Post by: edvaness on October 18, 2008, 12:08:20 AM
Hood,

What do you mean by a "U Drill" ?   ???

BTW, there is another drill peck cycle, don't know off hand what the gcode is,
 but you can set a short peck with a dwel l, instead of retract, which breaks up chips, and is faster.
  Works good if you don't have a real deep hole .  I've used it already, and know it works.

Ed
Title: Re: To Ramp, Or Not To Ramp. That Is the Question.... And Others...
Post by: Hood on October 18, 2008, 04:10:58 AM
Like this Ed,  they are amazingly quick to drill with as you can get the spindle speeds way up and an added bonus is you can also use them to bore out  as well. Not sure if you are meant to do that but I do and they work great :)
Hood
Title: Re: To Ramp, Or Not To Ramp.

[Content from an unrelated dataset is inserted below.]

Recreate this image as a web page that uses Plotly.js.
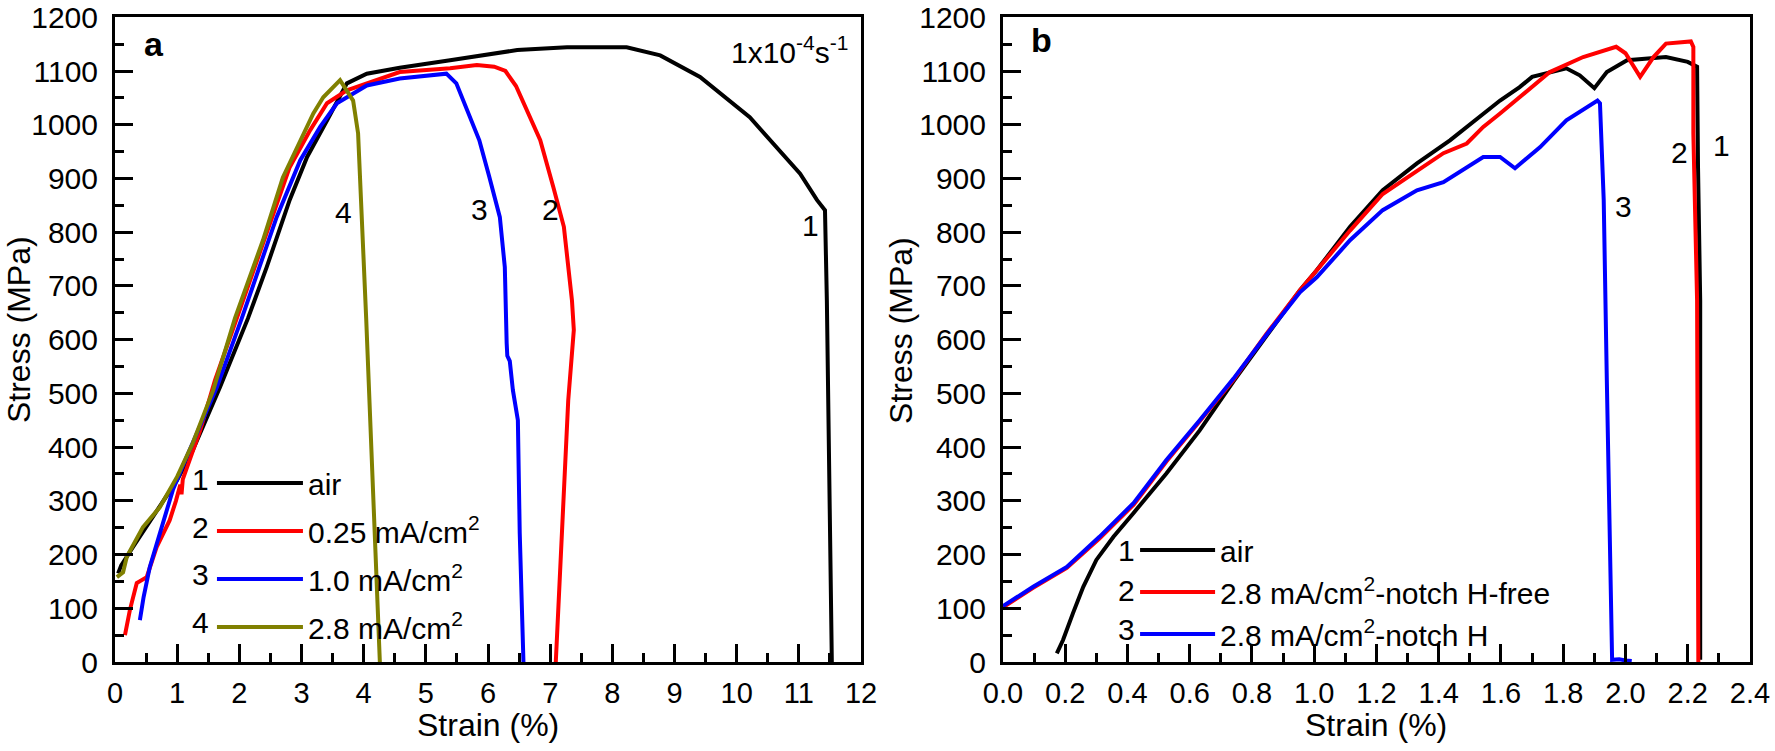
<!DOCTYPE html>
<html>
<head>
<meta charset="utf-8">
<script src="https://cdn.plot.ly/plotly-3.0.1.min.js"></script>
<style>
  body { margin: 0; background: #fff; }
  #chart { width: 1775px; height: 751px; }
</style>
</head>
<body>
<div id="chart"></div>
<script>
// panel a: strain rate 1x10^-4 s^-1, different charging current densities
var aAirX = [0.05, 0.10, 0.29, 0.61, 1.00, 1.25, 1.69, 2.14, 2.44, 2.81, 3.09, 3.41, 3.73, 4.05, 4.58, 5.39, 6.47, 7.27, 8.23, 8.77, 9.41, 10.21, 11.02, 11.29, 11.42, 11.45, 11.50, 11.53, 11.53];
var aAirY = [165, 180, 214, 270, 339, 394, 512, 640, 735, 860, 940, 1008, 1077, 1095, 1106, 1120, 1139, 1144, 1144, 1129, 1089, 1014, 909, 860, 841, 673, 301, 4, 0];

var a025X = [0.16, 0.24, 0.35, 0.51, 0.67, 0.88, 0.98, 1.05, 1.07, 1.09, 1.37, 1.61, 1.96, 2.44, 2.81, 3.14, 3.41, 3.73, 4.58, 5.39, 5.82, 6.10, 6.28, 6.45, 6.62, 6.84, 7.05, 7.22, 7.35, 7.38, 7.29, 7.16, 7.09, 7.09];
var a025Y = [50, 97, 147, 158, 214, 264, 300, 330, 312, 340, 431, 525, 640, 798, 921, 990, 1040, 1064, 1098, 1105, 1111, 1108, 1100, 1072, 1027, 971, 884, 810, 673, 618, 487, 177, 4, 0];

var a10X = [0.40, 0.46, 0.56, 0.72, 0.93, 1.15, 1.64, 2.04, 2.60, 2.98, 3.30, 3.57, 4.05, 4.58, 5.33, 5.49, 5.65, 5.86, 6.02, 6.19, 6.27, 6.28, 6.30, 6.31, 6.35, 6.40, 6.48, 6.51, 6.57, 6.57];
var a10Y = [78, 121, 177, 240, 320, 381, 512, 640, 828, 934, 996, 1040, 1073, 1086, 1095, 1077, 1033, 971, 903, 828, 735, 650, 593, 570, 560, 506, 450, 240, 4, 0];

var a28X = [0.03, 0.13, 0.19, 0.45, 0.72, 1.00, 1.25, 1.58, 1.93, 2.38, 2.70, 3.19, 3.35, 3.62, 3.83, 3.91, 4.04, 4.10, 4.26];
var a28Y = [158, 167, 196, 251, 288, 345, 407, 506, 640, 785, 902, 1021, 1051, 1083, 1045, 984, 640, 463, 0];

// panel b: notched specimens
var bAirX = [0.173, 0.193, 0.225, 0.258, 0.30, 0.355, 0.419, 0.525, 0.632, 0.74, 0.848, 0.954, 1.008, 1.115, 1.22, 1.33, 1.436, 1.543, 1.597, 1.66, 1.70, 1.81, 1.853, 1.90, 1.94, 2.005, 2.13, 2.20, 2.23, 2.233, 2.24, 2.24];
var bAirY = [16, 41, 91, 140, 190, 233, 277, 351, 431, 522, 608, 692, 729, 810, 878, 928, 971, 1021, 1045, 1070, 1089, 1105, 1092, 1068, 1098, 1120, 1126, 1117, 1108, 921, 673, 4];

var bFreeX = [0.0, 0.097, 0.205, 0.31, 0.42, 0.525, 0.632, 0.74, 0.848, 0.954, 1.008, 1.115, 1.22, 1.33, 1.415, 1.49, 1.543, 1.597, 1.66, 1.757, 1.864, 1.97, 2.0, 2.047, 2.09, 2.13, 2.21, 2.218, 2.218, 2.23, 2.234];
var bFreeY = [102, 138, 175, 230, 293, 373, 448, 525, 612, 692, 729, 803, 871, 915, 947, 965, 996, 1021, 1051, 1098, 1126, 1145, 1133, 1089, 1126, 1151, 1155, 1145, 984, 673, 0];

var bHX = [0.0, 0.097, 0.205, 0.31, 0.42, 0.525, 0.632, 0.74, 0.848, 0.954, 1.008, 1.115, 1.22, 1.33, 1.415, 1.49, 1.543, 1.597, 1.645, 1.725, 1.81, 1.91, 1.918, 1.93, 1.934, 1.94, 1.957, 1.98, 2.0, 2.02];
var bHY = [104, 140, 177, 233, 296, 376, 450, 527, 610, 688, 716, 785, 841, 878, 893, 921, 940, 940, 919, 958, 1008, 1045, 1040, 860, 673, 525, 4, 5, 3, 2];

var aNames = ['air', '0.25 mA/cm<sup>2</sup>', '1.0 mA/cm<sup>2</sup>', '2.8 mA/cm<sup>2</sup>'];
var bNames = ['air', '2.8 mA/cm<sup>2</sup>-notch H-free', '2.8 mA/cm<sup>2</sup>-notch H'];

var font = 'Liberation Sans, Arial, sans-serif';

function curve(x, y, name, color, xa, ya, leg, grp) {
  return {
    x: x, y: y, name: name, type: 'scatter', mode: 'lines',
    line: {color: color, width: 4},
    xaxis: xa, yaxis: ya, legend: leg, legendgroup: grp
  };
}

var data = [
  curve(aAirX, aAirY, aNames[0], '#000000', 'x', 'y', 'legend', 'a1'),
  curve(a025X, a025Y, aNames[1], '#ff0000', 'x', 'y', 'legend', 'a2'),
  curve(a10X, a10Y, aNames[2], '#0000ff', 'x', 'y', 'legend', 'a3'),
  curve(a28X, a28Y, aNames[3], '#808000', 'x', 'y', 'legend', 'a4'),
  curve(bAirX, bAirY, bNames[0], '#000000', 'x2', 'y2', 'legend2', 'b1'),
  curve(bFreeX, bFreeY, bNames[1], '#ff0000', 'x2', 'y2', 'legend2', 'b2'),
  curve(bHX, bHY, bNames[2], '#0000ff', 'x2', 'y2', 'legend2', 'b3')
];

function axis(extra) {
  var ax = {
    showgrid: false, zeroline: false,
    showline: true, linecolor: '#000', linewidth: 3, mirror: true,
    ticks: 'inside', ticklen: 18, tickwidth: 3, tickcolor: '#000',
    tickfont: {family: font, size: 30, color: '#000'},
    ticklabelstandoff: 8
  };
  for (var k in extra) ax[k] = extra[k];
  return ax;
}

function minor(d) {
  return {dtick: d, ticks: 'inside', ticklen: 9, tickwidth: 3, tickcolor: '#000'};
}

var xfont = {family: font, size: 29, color: '#000'};

var layout = {
  width: 1775, height: 751,
  margin: {l: 115, r: 25, t: 17, b: 89},
  paper_bgcolor: '#fff', plot_bgcolor: '#fff',
  font: {family: font, color: '#000'},
  showlegend: true,
  xaxis: axis({domain: [0, 0.4563], range: [0, 12], dtick: 1, anchor: 'y', minor: minor(0.5),
    tickfont: xfont, ticklabelstandoff: 3}),
  yaxis: axis({range: [0, 1200.5], dtick: 100, anchor: 'x', minor: minor(50)}),
  xaxis2: axis({domain: [0.5431, 1], range: [0, 2.4], dtick: 0.2, tickformat: '.1f', anchor: 'y2', minor: minor(0.1),
    tickfont: xfont, ticklabelstandoff: 3}),
  yaxis2: axis({range: [0, 1200.5], dtick: 100, anchor: 'x2', minor: minor(50)}),
  legend: {x: 0.0593, y: 0.3178, xanchor: 'left', yanchor: 'top',
    itemwidth: 86, tracegroupgap: 6, bgcolor: 'rgba(0,0,0,0)', borderwidth: 0,
    font: {family: font, size: 30, color: '#000'}},
  legend2: {x: 0.6239, y: 0.214, xanchor: 'left', yanchor: 'top',
    itemwidth: 75, tracegroupgap: 0, bgcolor: 'rgba(0,0,0,0)', borderwidth: 0,
    font: {family: font, size: 30, color: '#000'}},
  annotations: []
};

// axis titles placed in paper coordinates
var titles = [
  ['Strain (%)', 0.2281, -0.097, 0],
  ['Strain (%)', 0.7713, -0.097, 0],
  ['Stress (MPa)', -0.0587, 0.5147, -90],
  ['Stress (MPa)', 0.4807, 0.5147, -90]
];
titles.forEach(function (t) {
  layout.annotations.push({
    text: t[0], x: t[1], y: t[2], xref: 'paper', yref: 'paper',
    xanchor: 'center', yanchor: 'middle', textangle: t[3], showarrow: false,
    font: {family: font, size: 32, color: '#000'}
  });
});

// text labels: [text, x, y, xref, yref, bold, xanchor]
var labels = [
  ['a', 0.63, 1150, 'x', 'y', true, 'center'],
  ['1x10<sup>-4</sup>s<sup>-1</sup>', 11.82, 1139, 'x', 'y', false, 'right'],
  ['4', 3.68, 837, 'x', 'y', false, 'center'],
  ['3', 5.87, 843, 'x', 'y', false, 'center'],
  ['2', 7.0, 843, 'x', 'y', false, 'center'],
  ['1', 11.18, 813, 'x', 'y', false, 'center'],
  ['1', 1.37, 340, 'x', 'y', false, 'center'],
  ['2', 1.37, 251, 'x', 'y', false, 'center'],
  ['3', 1.37, 162, 'x', 'y', false, 'center'],
  ['4', 1.37, 74, 'x', 'y', false, 'center'],
  ['b', 0.125, 1157, 'x2', 'y2', true, 'center'],
  ['2', 2.175, 949, 'x2', 'y2', false, 'center'],
  ['1', 2.31, 962, 'x2', 'y2', false, 'center'],
  ['3', 1.992, 847, 'x2', 'y2', false, 'center'],
  ['1', 0.398, 208, 'x2', 'y2', false, 'center'],
  ['2', 0.398, 134, 'x2', 'y2', false, 'center'],
  ['3', 0.398, 60, 'x2', 'y2', false, 'center']
];

labels.forEach(function (l) {
  layout.annotations.push({
    text: l[5] ? '<b>' + l[0] + '</b>' : l[0],
    x: l[1], y: l[2], xref: l[3], yref: l[4],
    xanchor: l[6], yanchor: 'middle', showarrow: false,
    font: {family: font, size: l[5] ? 34 : 30, color: '#000'}
  });
});

Plotly.newPlot('chart', data, layout, {staticPlot: true});
</script>
</body>
</html>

That Is the Question.... And Others...
Post by: edvaness on October 18, 2008, 11:26:55 PM
Hood,
OK, We call those carbide insert drills, has coolant thru. and pops out a disk when it breaks thru.
They are great, but expensive. :o

Enclosed pics of some tools I made for a production shop. The long one is a 4" or 4.5" diameter,apox 16" long insert drill with a .500" stub drill in the center.
It was used to plunge thru a steel forged yoke. Worked great. this was used in a verticle lathe,otherwise called a boring mill.
The other tools were used for boreing ,counter bore and champher all in one shot. saved on tool changes. These were used on a horizontal machinig center.
All were machined from 4140 pre hard.

Ed
Title: Re: To Ramp, Or Not To Ramp. That Is the Question.... And Others...
Post by: Hood on October 19, 2008, 02:03:02 PM
No way I would have any U Drills if it wasnt for eBay, couldnt justify the cost as I dont do production work.

Some nice tools you have made there.